AUXケーブル接続では18kHzを超えたくらいまでは聞き取れましたが、Bluetooth接続は15kHzくらいが限界でした。
おそらくはSBC接続(圧縮時に高音域を削る)が原因と思われます。
逆に下はAUXケーブル接続は40Hz以下がおかしい(低音ではなくカタカタ音になる)ものの、40Hz以上はBluetooth接続時より強めに出ます。
Bluetooth接続は30Hzくらいから出ているものの、しっかりとするのは50Hzくらいからでした。
動作時間について
ANC OFF、音量90%でおよそ30分ごとに測定。あまりにバッテリーが持つので、50%で断念しています。
連続での計測ではないのであくまで目安程度ですが、公称の45時間を超えて稼働しそうです。
残量 | 時間 |
---|---|
90% | 2時間30分 |
80% | 7時間 |
70% | 12時間 |
60% | 18時間 |
50% | 23時間30分 |
外観
箱はかなり派手というか、若者向け、ストリート向けだなぁという印象。
底面には簡易スペック。
コンセプトは”BE YOUNG, BE FREE”。
紙類は3種類。
取扱説明書はイラストを多用しており、分かりやすいです。
左からオーディオケーブル、microUSBケーブル、飛行機のデュアルプラグを3.5mmミニプラグに変換する航空機用アダプタ。
航空機用アダプタが入っているのは珍しいかも。
本体全景。
インターフェースは右カップに集中しています。
アームは折りたためますがひねりには対応していません。
カップの可動範囲はかなり狭いです。
左右を示すRLはカップの内側に印刷されています。
大きくて分かりやすく、かつ外からは見えないのでデザインに影響しない。これを最初に始めた人は頭がいいですよね。
イヤークッションはソフトですがやや硬め。
ふんわりとまではいきません。
ANC(ノイズキャンセリング)用のマイクはアームの付け根に開いています。
また、イヤホン内部に内向きのマイクがあり、カップ内の雑音を拾うようになっています。
アームは片方当たり約33mm伸ばせます。
アームの内側にはモデル名と認証マーク。
技適は書かれていませんが…
公式の製品ページにでっかく掲載されています。
でも、製品と紐づいた状態(箱、本体、説明書、電子表示)で表示されていないと規約違反で無効なんですよね…

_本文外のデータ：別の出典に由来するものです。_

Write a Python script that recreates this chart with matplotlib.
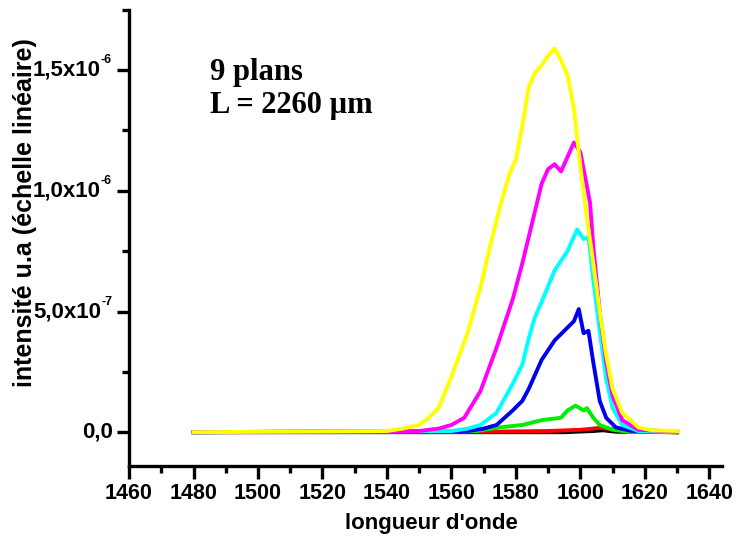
import numpy as np
import matplotlib
matplotlib.use('Agg')
import matplotlib.pyplot as plt
import matplotlib.transforms as mtransforms
from matplotlib.ticker import MultipleLocator, FixedLocator, NullFormatter

plt.rcParams['font.family'] = ['Liberation Sans', 'DejaVu Sans']
plt.rcParams['font.weight'] = 'bold'

# values, intensity in units of 1e-7
wl_yellow = [1480, 1540, 1545, 1550, 1553, 1556, 1560, 1565, 1569, 1572, 1575, 1578, 1580, 1582, 1584, 1586,
             1588, 1590, 1592, 1594, 1596, 1598, 1600, 1602, 1604, 1606, 1608, 1610, 1613, 1618, 1622, 1630]
yellow = [0.0, 0.05, 0.15, 0.3, 0.6, 1.0, 2.3, 4.1, 6.0, 7.7, 9.3, 10.7, 11.3, 12.7, 14.3, 14.9,
          15.2, 15.6, 15.9, 15.4, 14.8, 13.4, 11.0, 8.9, 7.0, 5.0, 3.2, 1.8, 0.8, 0.2, 0.08, 0.05]

wl_magenta = [1480, 1550, 1556, 1560, 1564, 1569, 1574, 1579, 1582, 1584, 1586, 1588, 1590, 1592, 1594,
              1596, 1598, 1600, 1602, 1603, 1604, 1606, 1608, 1610, 1613, 1618, 1630]
magenta = [0.0, 0.05, 0.15, 0.3, 0.6, 1.7, 3.5, 5.5, 7.0, 8.1, 9.2, 10.3, 10.9, 11.1, 10.8,
           11.4, 12.0, 11.6, 10.2, 9.5, 7.7, 5.0, 2.9, 1.5, 0.5, 0.1, 0.02]

wl_cyan = [1480, 1560, 1565, 1569, 1574, 1579, 1582, 1584, 1586, 1588, 1592, 1596, 1599, 1601, 1602.5,
           1604, 1606, 1608, 1610, 1613, 1618, 1630]
cyan = [0.0, 0.05, 0.15, 0.3, 0.8, 2.0, 2.8, 3.9, 4.8, 5.4, 6.7, 7.5, 8.4, 8.0, 8.1,
        6.3, 4.2, 2.2, 1.0, 0.3, 0.05, 0.0]

wl_blue = [1480, 1565, 1570, 1574, 1579, 1582, 1584, 1586, 1588, 1592, 1595, 1598, 1599.5, 1601, 1602.5,
           1604, 1606, 1608, 1611, 1616, 1630]
blue = [0.0, 0.05, 0.15, 0.3, 0.9, 1.3, 1.8, 2.4, 3.0, 3.8, 4.2, 4.6, 5.1, 4.1, 4.2,
        2.9, 1.3, 0.6, 0.2, 0.05, 0.0]

wl_green = [1480, 1568, 1575, 1582, 1588, 1594, 1596, 1598.5, 1601, 1602, 1604, 1606, 1610, 1615, 1630]
green = [0.0, 0.05, 0.2, 0.3, 0.5, 0.6, 0.9, 1.1, 0.9, 1.0, 0.6, 0.3, 0.1, 0.02, 0.0]

wl_red = [1480, 1570, 1590, 1600, 1606, 1610, 1615, 1630]
red = [0.0, 0.02, 0.05, 0.1, 0.18, 0.12, 0.03, 0.0]

wl_black = [1480, 1595, 1604, 1607, 1611, 1630]
black = [0.0, 0.0, 0.05, 0.08, 0.02, 0.0]

series = [(wl_black, black, 'black'), (wl_red, red, 'red'), (wl_green, green, '#00ee00'),
          (wl_blue, blue, '#0000ee'), (wl_cyan, cyan, 'cyan'), (wl_magenta, magenta, 'magenta'),
          (wl_yellow, yellow, 'yellow')]

yticks = [0, 5e-7, 1e-6, 1.5e-6]
ylab_main = ['0,0', '5,0x10', '1,0x10', '1,5x10']
ylab_exp = ['', '-7', '-6', '-6']

fig = plt.figure(figsize=(7.36, 5.4), dpi=100)
ax = fig.add_axes([0.1753, 0.137, 0.806, 0.845])

for wl, v, c in series:
    ax.plot(wl, np.array(v) * 1e-7, color=c, lw=2.8)

ax.set_xlim(1460, 1644)
ax.set_ylim(-1.4e-7, 1.75e-6)
ax.xaxis.set_major_locator(MultipleLocator(20))
ax.xaxis.set_minor_locator(MultipleLocator(10))
ax.yaxis.set_major_locator(FixedLocator(yticks))
ax.yaxis.set_minor_locator(MultipleLocator(2.5e-7))
ax.yaxis.set_major_formatter(NullFormatter())

for s in ['top', 'right']:
    ax.spines[s].set_visible(False)
for s in ['left', 'bottom']:
    ax.spines[s].set_linewidth(2.4)
ax.tick_params(which='major', direction='out', length=9, width=2.4, pad=3)
ax.tick_params(which='minor', direction='out', length=5, width=2.4)
ax.tick_params(axis='x', labelsize=15.5)

# y tick labels with a small superscript exponent
base = ax.get_yaxis_transform()
for y, m, e in zip(yticks, ylab_main, ylab_exp):
    if e:
        ax.text(0, y, m, fontsize=16, ha='right', va='center',
                transform=mtransforms.offset_copy(base, fig, x=-28, y=0, units='dots'))
        ax.text(0, y, e, fontsize=9, ha='right', va='center',
                transform=mtransforms.offset_copy(base, fig, x=-17, y=10, units='dots'))
    else:
        ax.text(0, y, m, fontsize=16, ha='right', va='center',
                transform=mtransforms.offset_copy(base, fig, x=-16, y=0, units='dots'))

ax.set_xlabel("longueur d'onde", fontsize=16, fontweight='bold')
ax.xaxis.set_label_coords(0.51, -0.103)
ax.set_ylabel("intensité u.a (échelle linéaire)", fontsize=18, fontweight='bold')
ax.yaxis.set_label_coords(-0.155, 0.555)

ax.text(1485, 14.58e-7, "9 plans", family='Liberation Serif', fontsize=22,
        fontweight='bold', va='baseline', ha='left')
ax.text(1485, 13.21e-7, "L = 2260 µm", family='Liberation Serif', fontsize=22,
        fontweight='bold', va='baseline', ha='left')

fig.savefig('out.png', dpi=100)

技適そのものは相互承認設計認証(国内承認機関ではなく海外の相互承認機関での検査で技適を取得すること)での取得でした。
参考 技術基準適合証明等を受けた機器の検索(210-150890):総務省
まとめ
「SuperEQ S1」はとにかくノイズキャンセリング性能が強力で、ANC対応イヤホンよりもがっつりと音を遮ってくれるので、音楽をかけずとも集中モードに入るとき、あるいは長時間フライトで寝るときにも使えるでしょう。
音についてはせっかくHi-fi対応を謳っているのに、aptX非対応なせいでポテンシャルを発揮できていないのが残念なところ。

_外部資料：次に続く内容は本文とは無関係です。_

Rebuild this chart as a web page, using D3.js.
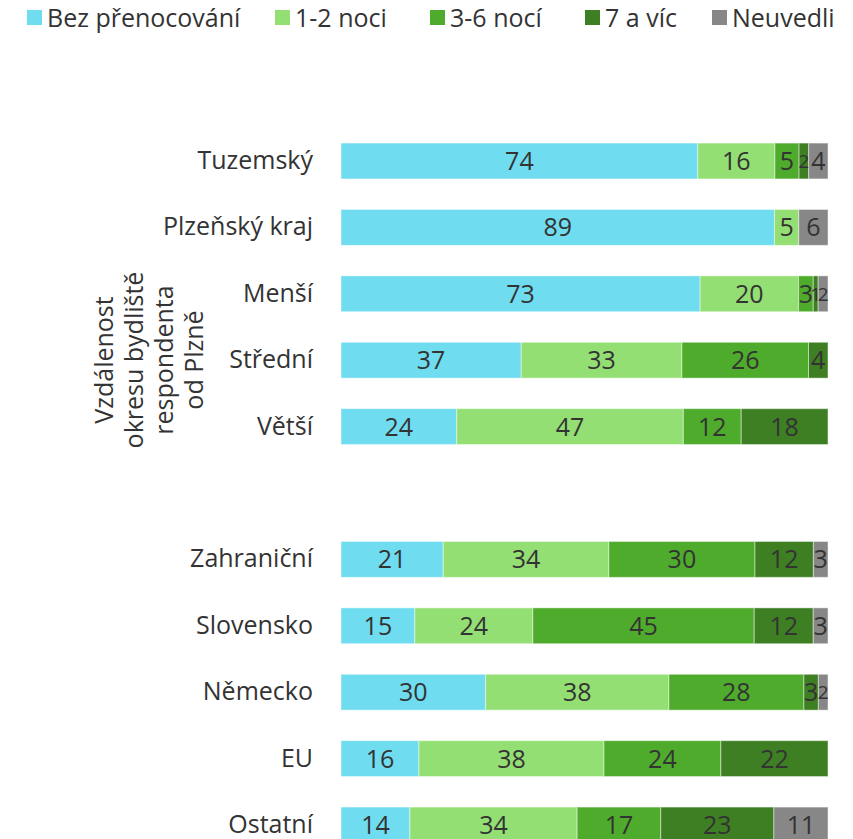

それでも音は悪いとまでは言えず、人の声も聞きやすく、テレワークまでこの一台でこなせます。
一方で難点は快適性でしょう。カップの可動域が狭く締め付けが強いので、慣れないうちは長時間の装着は厳しいです。
今回レビューしたのはブラック×レッドでしたが、ホワイト×レッドもあり、老若男女問わずデザインがマッチします。
強力なノイズキャンセリングヘッドホンを探しているのであれば、候補の一つに入れてもいいんじゃないでしょうか。